There are several examples for examples on handicaps, where this bias is very common, especially for bettors who bet on the NBA or MLB for example. Honestly, it is very similar to the game of roulette, but in football matches or other types of events, the results are all independent from one another.
Even if some matches give us the illusion or the idea of a certain team’s form, for example, comparing to other, this comparison has no real influence on a future probability.
Did you understand? I can only remember one very practical example, when we look at the H2H and decide heavily based on this “aspect” and place our bet based on this!
This bias is very funny, and I find it especially on a lot of those bettors who like to bet during the matches or place in-play bets. Remember those bettors who win that one in-play bet with “large” odds and then think they’re the best?
Or even before the start of the match? That is a result bias, when we get overly excited with a bet where we won big, which in other words might also be called a high-risk bet, right?
If the profit is high it is because we’ve increased our stake massively or because the odds were huge, which means the likelihood of that happening was very low, which means it was a high-risk bet.
After a winning bet within the formalities I’ve mentioned above a bettor can present a result bias, getting carried away by it, thinking they’re the wisest in the casino room or the best bettor in the world.
This bias is maybe in my opinion the worst possible one that a bettor will have to deal with because it isn’t easy to hold back on this aspect.
Even because, if you notice, there will be many people that, in case we share the bet, will thank us or praise us about our winning bet, right?
Controlling the result bias is a lot about not overreacting and maintaining focus. We can be happy, yes, but we should move on, onto the next analysis, because the hardest thing to pull off is another one, with many bettors only repeating this sort of feat several months later.

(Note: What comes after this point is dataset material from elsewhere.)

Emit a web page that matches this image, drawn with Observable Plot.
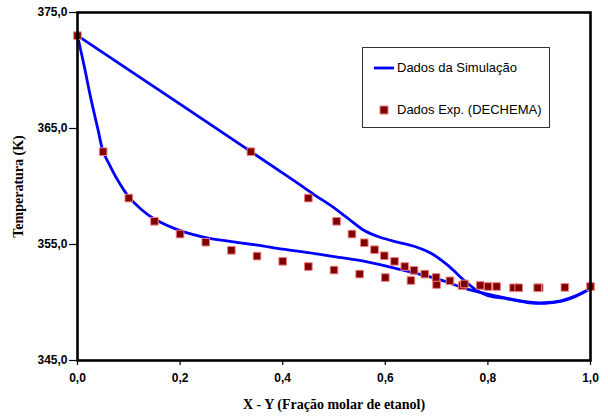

This bias is also very important in sports betting, especially for those who opt a lot for quality study, coming into an analysis already with a pre-conceived bet. For example, sometimes we imagine a possible outcome of that match.
When studying, we go after that confirmation, which always drives us away from things that don’t follow the direction of that pre-conceived opinion.
The ideal will be not having confirmation bias in sports betting, because we can drift away from that important information, so we don’t make it or adjust it upon that important fact.
Searching for information only to confirm our initial opinion is the most common mistake that bettors make often these days. Not wanting to see what’s important, not caring about anything else other than for our opinion to be right will surely backfire.
The confirmation bias is definitely the easiest one to surpass, with a single tip: don’t have any pre-conceived ideas and prove to yourselves that you’re right, but analysing everything, looking for everything that might make you step away from that same idea, which is placing that bet obviously!
Now to cap it off, I’ll give you some sad news: no one is able to beat all of these cognitive biases, because they are never completely surpassed, but they can and should be controlled.
YES! Cognitive biases can only be controlled and today we take the first step, which is being aware of each one of them to be more aware!
According what I was able to deduct, recent studies have shown that attitudes guided by cognitive biases can be reduced on the long term through specialization on the sport or market we are betting on, thanks to the experience we accumulate on each one of them.
A lot could still be said about cognitive biases, but I tried to be as simple and clear as possible so that everyone can understand it in easy fashion.
That’s it for today, good luck on your betting endeavours!